HOUSTON They say a waste treatment plant is responsible for an odor that's making them sick and citations from the city prove it's a nuisance.

Company officials at CES Environmental Services on Griggs disagree.

We've learned that the city of Houston has threatened to sue CES Environmental Services if it doesn't clean up what it puts out. Those living nearby say it's about time.

Since 2006, the city of Houston says it has received over a hundred complains from people living around CES Environmental Services. Some of those complaints say there is an odor so foul it was overwhelming.

"When it's at its worse you can't even breathe," said Charles Jones who is worried about the odor. "It suffocates you."

The neighbors are so upset they protested outside the plant. They say their coughs, sneezes and headaches won't go away.

Kim Sadberry's father died recently of respiratory failure. She wonders if what's in this air contributed to that.

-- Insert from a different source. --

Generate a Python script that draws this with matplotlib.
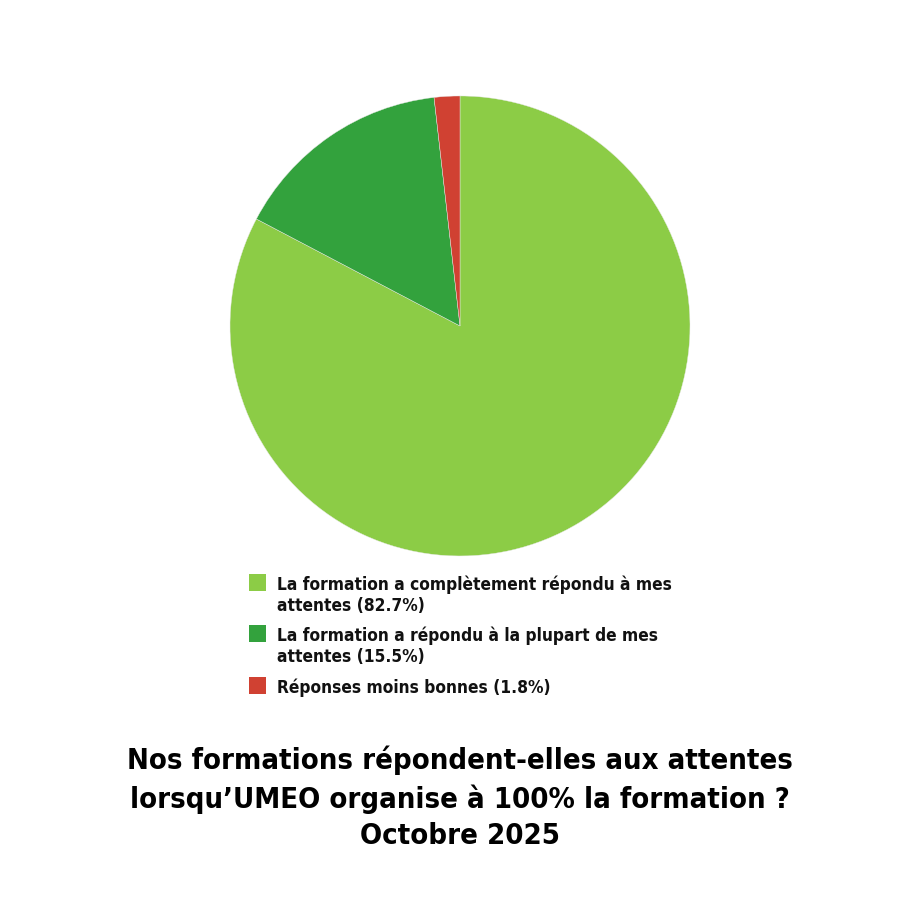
import matplotlib
matplotlib.use("Agg")
import matplotlib.pyplot as plt
from matplotlib.patches import Rectangle

# data
labels = ["La formation a complètement répondu à mes\nattentes (82.7%)",
          "La formation a répondu à la plupart de mes\nattentes (15.5%)",
          "Réponses moins bonnes (1.8%)"]
values = [82.7, 15.5, 1.8]
colors = ["#8ccc46", "#33a23d", "#d04132"]
title = "Nos formations répondent-elles aux attentes\nlorsqu’UMEO organise à 100% la formation ?\nOctobre 2025"

plt.rcParams['font.family'] = ['DejaVu Sans']

fig = plt.figure(figsize=(9.2, 9.2), dpi=100)
fig.patch.set_facecolor("white")

# pie
ax = fig.add_axes([0.25, 0.6446 - 0.25, 0.5, 0.5])
ax.pie(values, colors=colors, startangle=90, counterclock=False,
       radius=1, wedgeprops=dict(linewidth=0.3, edgecolor="#e8e8e8"))
ax.set_xlim(-1, 1)
ax.set_ylim(-1, 1)
ax.set_aspect("equal")
ax.axis("off")

# legend drawn by hand so the square sits next to the first line
W, H = 920, 920
ys = [575, 626, 678]
for lab, col, y in zip(labels, colors, ys):
    fig.patches.append(Rectangle((249 / W, 1 - (y + 17) / H), 17 / W, 17 / H,
                                 transform=fig.transFigure, facecolor=col,
                                 edgecolor="none"))
    fig.text(277 / W, 1 - (y + 0.5) / H, lab, ha="left", va="top",
             fontsize=12.4, fontweight="bold", fontstretch="condensed",
             linespacing=1.2, color="#111111")

# title
fig.text(0.5, 1 - 746 / H, title, ha="center", va="top", fontsize=21,
         fontweight="bold", fontstretch="condensed", linespacing=1.38,
         color="#000000")

fig.savefig("out.png", dpi=100, facecolor="white")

"We don't know what we have been exposed to," she said. "Still don't know."

Of the 153 complaints since last September from those living here, the city says a third were confirmed. Forty notices of violation of the city's nuisance ordinance were given to CES. They were actually cited ten times.

"By doing that we at least have some leverage to get them to work with us to make the changes that needed to be changed so they can reduce the emissions coming from this facility ," said Mayor Bill White's spokesperson Patrick Trahan.

CES says it's working to be a better neighbor. It's spent a million and a half dollars installing equipment to try and reduce foul emissions. That includes adding an air scrubber and deodorizing misters. They've even moved some of their operations elsewhere.

The company insists that their facility complies with state and federal guidelines and that nothing released is a danger to those living nearby.

"It's a nuisance violation," said Greg Bowman with CES Environmental Services, Inc. "I don't want to diminish that. It's in odor issue. It's not a health hazard."

Those who live nearby and have kids who go to schools nearby also ask how CES got a permit to operate an industrial waste treatment facility in the first place.

As you know zoning in the city of Houston is lax and the city says a permit was granted by the state.